他低低“嗯”了一聲。
何醫生才小心地說“大少,我……我剛才不小心說漏了嘴,她也發現那病歷表的時間對不上,已經很懷疑了,我沒辦法,斥責了她兩句,她才走了。”
一雙微褐的眼眸看過來,綿延著絲絲寒意。
語調平穩地問“你說了什麼。”
“我跟她說,她車禍之後,治療中途出過院……”
宴司辰倦怠地閉上了眼。
何醫生連忙解釋“但是寧小姐不知道我們醫院屬晏家旗下,她應該不會懷疑到您身上。
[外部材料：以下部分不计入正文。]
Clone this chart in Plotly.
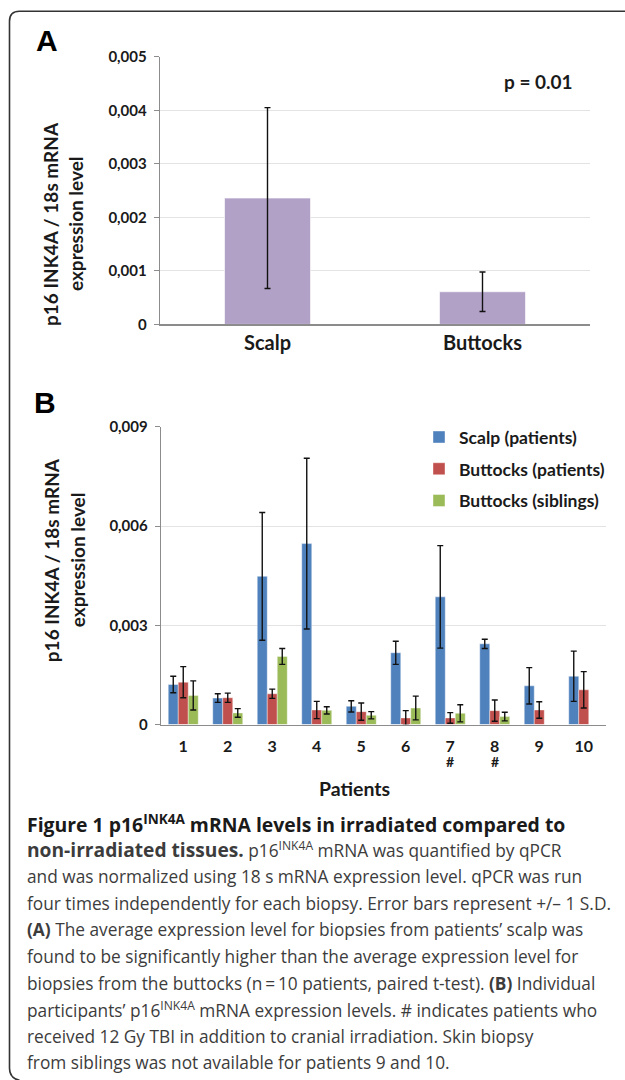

”
這話,並沒有讓宴司辰感到輕鬆。
反而,壓力更重。
寧傾是個什麼樣的人,他比誰都清楚。
雖然昏迷了那麼久,忘了那段時間的所有事,連性格都大變,可她骨子裡的執拗和固執絲毫未變。
她之前就在懷疑車禍,如今又得知昏迷期間發生的事不正常,她如何會放棄追尋真相?
儘管他竭力想阻止她,但好像所有事,都在推著她前進。
如果,讓她知道,她臥床三年不是因為那場車禍,而是因為他……
宴司辰不敢再往下想了。
“……”
強烈的無力和害怕湧上來,他無法招架。
睜開眼,神情逐漸冷淡下來。
“你回家休養幾個月,不要再來醫院了。”
何醫生驚詫,“大少……”
他未曾動容,提步而去。
沿著醫院的路邊,寧傾小步走著,心神不安。
發神間,寧母的電話來了。
她看了兩秒,才深呼吸,丟開窒悶的情緒。
扯唇,語氣平和。
“媽,怎麼了?”
“傾傾啊,呃,你現在在哪兒啊?”
寧傾下意識撒了謊,“在家休息,怎麼了?”
馬路上,原本兩側都沒有車輛經過。
她左右看了兩眼,注意力又回到手機上。